Whilst enjoying lunch, seated in the lovely bow window facing the River Thames I checked my Ancestry tree because I was almost certain that I knew of the London burial of a Young family father & son. Indeed, another a coincidence, as previous research I had undertaken related to this William Young.

I refer to him as such, because this name reoccurs several times; my late Mother Vera’s maiden name was Young, a surname that I can date back to 1620 in South Shields to another William Young, a Sea Pilot who like generations that followed guided ships into the River Tyne. Licensed by Trinity House, this was an apparent blood rite and it continued in my lineage until 1881 with the death of my great grandfather, Thomas Young who drowned when his coble boat 'Pilots' capsized near the mouth of the river aged only thirty-eight years.

There is a strong possibility that the William Youngs in Shadwell were in my bloodline; my reasons for thinking this is that there was a close connection with the Tyne Pilots especially with regard to the location of his family in South Shields. However, I could not make a direct connection. It was through Ann (Annie) Young (1820-1902)(3), the daughter of the elder ‘Shadwell’ William Young that I was entitled to include him in my tree. She had married John Pollard a distant ancestor although not via my Young ancestry. I had recorded the poignant inscription on a grave in Westoe Cemetery in South Shields, which provides the inextricable link between South Shields and Shadwell, the cemeteries of Sea Captains approximately 300 miles apart.
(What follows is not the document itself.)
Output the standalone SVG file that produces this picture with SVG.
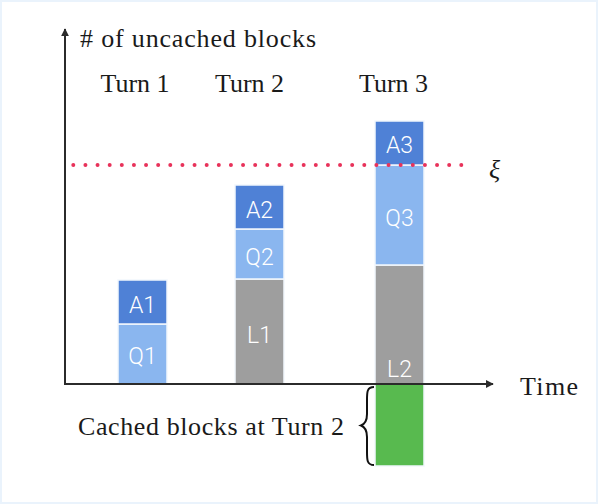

Westoe Cemetery, South Shields

A couple of days after returning home, I visited the cemetery in search of the gravestone of William Young and his family.


IMAGE 4
WILLIAM YOUNG'S TOMBSTONE

Background

Elizabeth Hutchinson (1785-1861) born in Monkwearmouth, Sunderland married William Young at St Hilda’s Church, South Shields on the 4th August 1803. They were the parents of thirteen children all Christened at St Hilda’s Church. From the St Hilda’s Churchyard burial records, I learned the names of the seven children who died in infancy: -William (1804-1806); Isabella (1806-1807); Elizabeth (1810-1811); Elizabeth (1812-1815); Elizabeth (1817-1817); Henry Hutchinson (1817-1822); Isabella (1829-1830). Although new-born was often called after their deceased siblings, in the case of William & Elizabeth Young, they took this perhaps to extreme with four children called Elizabeth and two each called William, Isabella and Henry Hutchinson.

It was only three of the people whose names were inscribed that were actually interred in this plot; Elizabeth, and her daughters Elizabeth Sarah Wilson and Ann (Annie) Pollard. Most of the burials were in St Hilda’s Churchyard(4).

Another coincidence is that the grave is in close proximity to that of my great great grandparents Sarah (Crowell) Pollard (1823-1885) and James Caddle Pollard (1819-1894).


IMAGE 5
WILLIAM YOUNG'S TOMBSTONE

The names of Young & Pollard are of significance on both memorial stones. Annie Young, daughter of Elizabeth Hutchinson & William Young is referred to on her family gravestone as ‘Annie Pollard’. She married John Pollard (1819-1893), a widower and retired Master Mariner on the 26th June 1884, a cousin of James Caddle Pollard. The name of Sarah (Pollard) Young (1847-1884) (5) my great grandmother and the wife of Thomas Young who drowned in 1881, is also inscribed.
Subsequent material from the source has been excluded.